Supplied information —
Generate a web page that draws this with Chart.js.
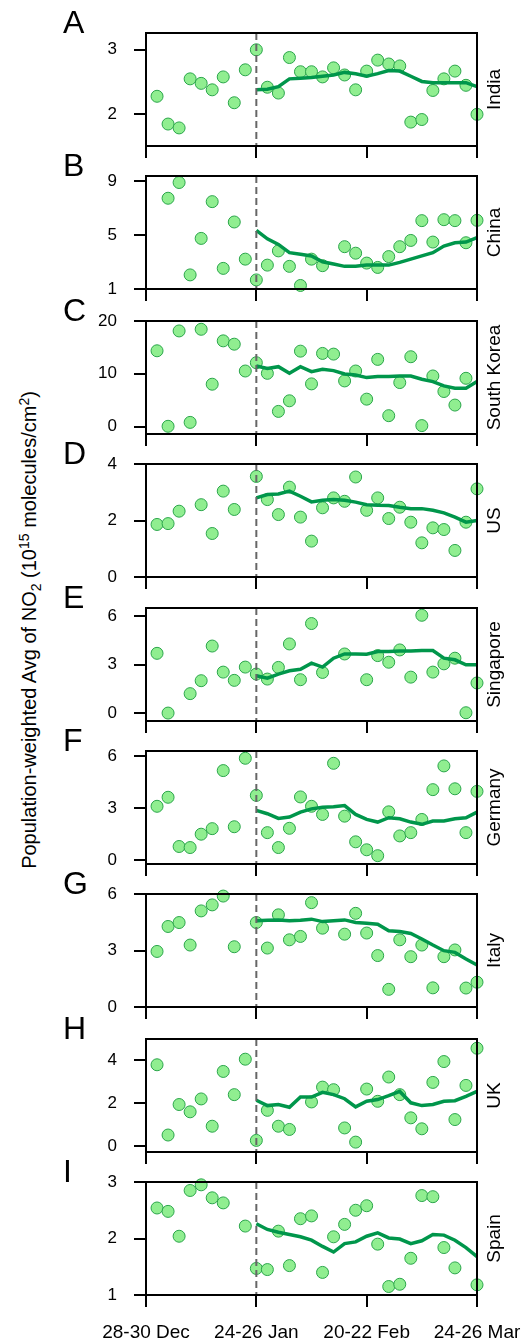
<!DOCTYPE html>
<html>
<head>
<meta charset="utf-8">
<script src="https://cdn.jsdelivr.net/npm/chart.js@4"></script>
<style>
body { margin:0; width:524px; height:1342px; overflow:hidden; background:#fff; position:relative; font-family:"Liberation Sans", Arial, sans-serif; }
#ytitle { position:absolute; left:30px; top:630px; transform:translate(-50%,-50%) rotate(-90deg); font-size:20px; white-space:nowrap; color:#000; }
#ytitle sub, #ytitle sup { font-size:14px; }
</style>
</head>
<body>
<div id="ytitle">Population-weighted Avg of NO<sub>2</sub> (10<sup>15</sup> molecules/cm<sup>2</sup>)</div>
<script>
// 3-day windows, 28-30 Dec .. 24-26 Mar
const windowIdx = [1,2,3,4,5,6,7,8,9,10,11,12,13,14,15,16,17,18,19,20,21,22,23,24,25,26,27,28,29,30];
const trendIdx = [10,11,12,13,14,15,16,17,18,19,20,21,22,23,24,25,26,27,28,29,30];
const xTickLabels = ['28-30 Dec', '24-26 Jan', '20-22 Feb', '24-26 Mar'];

const indiaPts = [2.28,1.85,1.79,2.55,2.48,2.38,2.58,2.18,2.69,3.0,2.42,2.33,2.88,2.66,2.66,2.58,2.72,2.61,2.38,2.67,2.84,2.78,2.75,1.88,1.92,2.37,2.55,2.67,2.45,2.0];
const indiaTrend = [2.38,2.39,2.43,2.55,2.56,2.57,2.59,2.61,2.65,2.63,2.59,2.63,2.68,2.67,2.59,2.51,2.49,2.49,2.49,2.49,2.43];

const chinaPts = [null,7.72,8.88,2.07,4.76,7.47,2.55,5.97,3.23,1.70,2.79,3.84,2.70,1.29,3.23,2.75,null,4.15,3.67,2.94,2.62,3.42,4.15,4.61,6.07,4.49,6.14,6.07,4.44,6.09];
const chinaTrend = [5.36,4.73,4.32,3.71,3.59,3.47,3.04,2.87,2.70,2.70,2.79,2.79,2.79,2.99,3.23,3.47,3.71,4.20,4.44,4.49,4.81];

const koreaPts = [14.36,0.06,18.12,0.8,18.43,8.03,16.24,15.61,10.53,12.1,10.09,2.88,4.89,14.29,8.09,13.86,13.73,8.65,10.53,5.2,12.73,2.07,8.34,13.23,0.19,9.59,6.65,4.08,9.15,null];
const koreaTrend = [11.47,11.03,11.35,10.09,11.35,10.41,10.85,10.6,9.97,9.78,9.28,9.47,9.47,9.59,9.59,8.97,8.53,7.71,7.27,7.27,8.53];

const usPts = [1.86,1.89,2.33,null,2.56,1.54,3.04,2.39,null,3.56,2.74,2.21,3.18,2.12,1.27,2.45,2.8,2.68,3.54,2.36,2.8,2.07,2.47,1.94,1.21,1.74,1.68,0.94,1.94,3.12];
const usTrend = [2.8,2.92,2.94,3.04,2.86,2.66,2.72,2.74,2.72,2.65,2.56,2.54,2.53,2.47,2.42,2.42,2.36,2.27,2.12,1.94,2.0];

const singaporePts = [3.69,0.0,null,1.2,2.0,4.14,2.53,2.02,2.84,2.41,2.1,2.82,4.27,2.06,5.53,2.51,null,3.65,null,2.06,3.55,3.14,3.9,2.22,6.04,2.53,3.04,3.39,0.02,1.86];
const singaporeTrend = [2.31,2.16,2.41,2.61,2.71,3.08,2.84,3.39,3.65,3.65,3.63,3.8,3.8,3.84,3.84,3.86,3.86,3.39,3.29,2.98,2.98];

const germanyPts = [3.1,3.62,0.78,0.72,1.49,1.81,5.16,1.92,5.87,3.73,1.58,0.72,1.83,3.64,3.1,2.63,5.58,2.53,1.05,0.59,0.25,2.78,1.39,1.58,2.34,4.06,5.43,4.11,1.58,3.96];
const germanyTrend = [2.86,2.67,2.4,2.48,2.76,2.95,3.05,3.07,3.14,2.63,2.34,2.19,2.44,2.38,2.19,2.06,2.25,2.25,2.38,2.44,2.76];

const italyPts = [2.96,4.29,4.5,3.3,5.12,5.44,5.91,3.21,null,4.5,3.14,4.91,3.58,3.76,5.56,4.2,null,3.88,4.99,3.94,2.74,0.94,3.58,2.68,3.3,1.02,2.68,3.04,1.01,1.32];
const italyTrend = [4.59,4.62,4.64,4.59,4.62,4.68,4.55,4.59,4.64,4.5,4.46,4.41,4.06,4.02,3.92,3.62,3.3,3.0,2.91,2.56,2.24];

const ukPts = [3.8,0.53,1.95,1.61,2.21,0.94,3.49,2.41,4.06,0.28,1.68,0.94,0.79,null,2.07,2.76,2.64,0.86,0.2,2.67,2.1,3.23,2.41,1.33,0.82,2.98,3.95,1.25,2.84,4.57];
const ukTrend = [2.15,1.9,1.95,1.82,2.3,2.3,2.52,2.41,2.22,1.84,2.1,2.18,2.36,2.56,2.03,1.9,1.95,2.1,2.13,2.33,2.56];

const spainPts = [2.54,2.48,2.04,2.85,2.95,2.72,2.63,null,2.22,1.47,1.45,2.13,1.52,2.35,2.4,1.4,2.03,2.25,2.5,2.58,1.9,1.15,1.19,1.65,2.76,2.74,1.84,1.48,null,1.18];
const spainTrend = [2.26,2.16,2.11,2.07,2.03,1.97,1.86,1.76,1.91,1.94,2.04,2.1,2.01,1.99,1.91,1.96,2.07,2.06,1.97,1.84,1.68];

const panelLetters = ['A','B','C','D','E','F','G','H','I'];
const countries = ['India','China','South Korea','US','Singapore','Germany','Italy','UK','Spain'];
const yTickVals = [[2,3],[1,5,9],[0,10,20],[0,2,4],[0,3,6],[0,3,6],[0,3,6],[0,2,4],[1,2,3]];
const yRanges = [[1.51,3.26],[1.03,9.36],[-1.4,20],[0,4],[-0.49,6.49],[-0.23,6.29],[0,6.02],[-0.26,5.0],[1,3]];
const allPts = [indiaPts, chinaPts, koreaPts, usPts, singaporePts, germanyPts, italyPts, ukPts, spainPts];
const allTrend = [indiaTrend, chinaTrend, koreaTrend, usTrend, singaporeTrend, germanyTrend, italyTrend, ukTrend, spainTrend];

// layout (px)
const plotTops = [33, 176, 321, 464, 608, 751, 894, 1039, 1182];
const padTop = 30, plotH = 113, yAxisW = 146, padRight = 47;

Chart.defaults.font.family = '"Liberation Sans", Arial, sans-serif';
Chart.defaults.color = '#000';

const panelDecor = {
  id: 'panelDecor',
  afterDatasetsDraw(chart, args, opts) {
    const {ctx, chartArea: a, scales: {x}} = chart;
    const px = x.getPixelForValue(opts.breakAt);
    ctx.save();
    ctx.strokeStyle = '#666';
    ctx.lineWidth = 2;
    ctx.setLineDash([7, 4]);
    ctx.beginPath();
    ctx.moveTo(px, a.top);
    ctx.lineTo(px, a.bottom);
    ctx.stroke();
    ctx.restore();
  },
  afterDraw(chart, args, opts) {
    const {ctx, chartArea: a} = chart;
    ctx.save();
    ctx.strokeStyle = '#000';
    ctx.lineWidth = 2;
    ctx.strokeRect(a.left, a.top, a.right - a.left, a.bottom - a.top);
    ctx.fillStyle = '#000';
    ctx.font = '32px "Liberation Sans", Arial, sans-serif';
    ctx.textAlign = 'left';
    ctx.textBaseline = 'alphabetic';
    ctx.fillText(opts.letter, 63, a.top);
    ctx.translate(a.right + 18, (a.top + a.bottom) / 2);
    ctx.rotate(-Math.PI / 2);
    ctx.font = '19px "Liberation Sans", Arial, sans-serif';
    ctx.textAlign = 'center';
    ctx.textBaseline = 'middle';
    ctx.fillText(opts.country, 0, 0);
    ctx.restore();
  }
};

countries.forEach((country, i) => {
  const last = i === countries.length - 1;
  const top = plotTops[i] - padTop;
  const h = last ? 1342 - top : padTop + plotH + 16;
  const cv = document.createElement('canvas');
  cv.width = 524;
  cv.height = h;
  cv.style.cssText = `position:absolute;left:0;top:${top}px;width:524px;height:${h}px`;
  document.body.appendChild(cv);

  const pts = allPts[i];
  const trend = allTrend[i];

  new Chart(cv, {
    type: 'scatter',
    data: {
      datasets: [{
        data: trendIdx.map((d, k) => ({x: d, y: trend[k]})),
        showLine: true,
        borderColor: '#00964b',
        borderWidth: 3.5,
        pointRadius: 0,
        tension: 0,
        fill: false,
        clip: false
      }, {
        data: windowIdx.map((d, k) => ({x: d, y: pts[k]})),
        backgroundColor: '#90ee90',
        borderColor: '#2aa54a',
        borderWidth: 1,
        pointRadius: 6,
        clip: false
      }]
    },
    plugins: [panelDecor],
    options: {
      responsive: false,
      animation: false,
      events: [],
      layout: { autoPadding: false, padding: { top: padTop, left: 0, right: padRight, bottom: 0 } },
      plugins: {
        legend: { display: false },
        tooltip: { enabled: false },
        panelDecor: { letter: panelLetters[i], country: country, breakAt: 10 }
      },
      scales: {
        x: {
          type: 'linear',
          min: 0,
          max: 30,
          afterFit(scale) {
            scale.height = h - padTop - plotH;
            scale.paddingLeft = 0;
            scale.paddingRight = 0;
          },
          afterBuildTicks(scale) { scale.ticks = [0, 10, 20, 30].map(v => ({value: v})); },
          border: { display: false },
          grid: { drawOnChartArea: false, drawTicks: true, tickLength: 12, color: '#000', lineWidth: 2 },
          ticks: {
            maxRotation: 0,
            autoSkip: false,
            padding: 14,
            font: { size: 19 },
            callback: (v, k) => last ? xTickLabels[k] : ''
          }
        },
        y: {
          type: 'linear',
          min: yRanges[i][0],
          max: yRanges[i][1],
          afterFit(scale) {
            scale.width = yAxisW;
            scale.paddingTop = 0;
            scale.paddingBottom = 0;
          },
          afterBuildTicks(scale) { scale.ticks = yTickVals[i].map(v => ({value: v})); },
          border: { display: false },
          grid: { drawOnChartArea: false, drawTicks: true, tickLength: 12, color: '#000', lineWidth: 2 },
          ticks: { padding: 17, font: { size: 17 }, callback: v => String(v) }
        }
      }
    }
  });
});
</script>
</body>
</html>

To be done — Transcribe exactly, with no pictures, the lines running from the first line of the material through the line holding "const xTickLabels = ['28-30".

Task answer —
Generate a web page that draws this with Chart.js.
<!DOCTYPE html>
<html>
<head>
<meta charset="utf-8">
<script src="https://cdn.jsdelivr.net/npm/chart.js@4"></script>
<style>
body { margin:0; width:524px; height:1342px; overflow:hidden; background:#fff; position:relative; font-family:"Liberation Sans", Arial, sans-serif; }
#ytitle { position:absolute; left:30px; top:630px; transform:translate(-50%,-50%) rotate(-90deg); font-size:20px; white-space:nowrap; color:#000; }
#ytitle sub, #ytitle sup { font-size:14px; }
</style>
</head>
<body>
<div id="ytitle">Population-weighted Avg of NO<sub>2</sub> (10<sup>15</sup> molecules/cm<sup>2</sup>)</div>
<script>
// 3-day windows, 28-30 Dec .. 24-26 Mar
const windowIdx = [1,2,3,4,5,6,7,8,9,10,11,12,13,14,15,16,17,18,19,20,21,22,23,24,25,26,27,28,29,30];
const trendIdx = [10,11,12,13,14,15,16,17,18,19,20,21,22,23,24,25,26,27,28,29,30];
const xTickLabels = ['28-30 Dec', '24-26 Jan', '20-22 Feb', '24-26 Mar'];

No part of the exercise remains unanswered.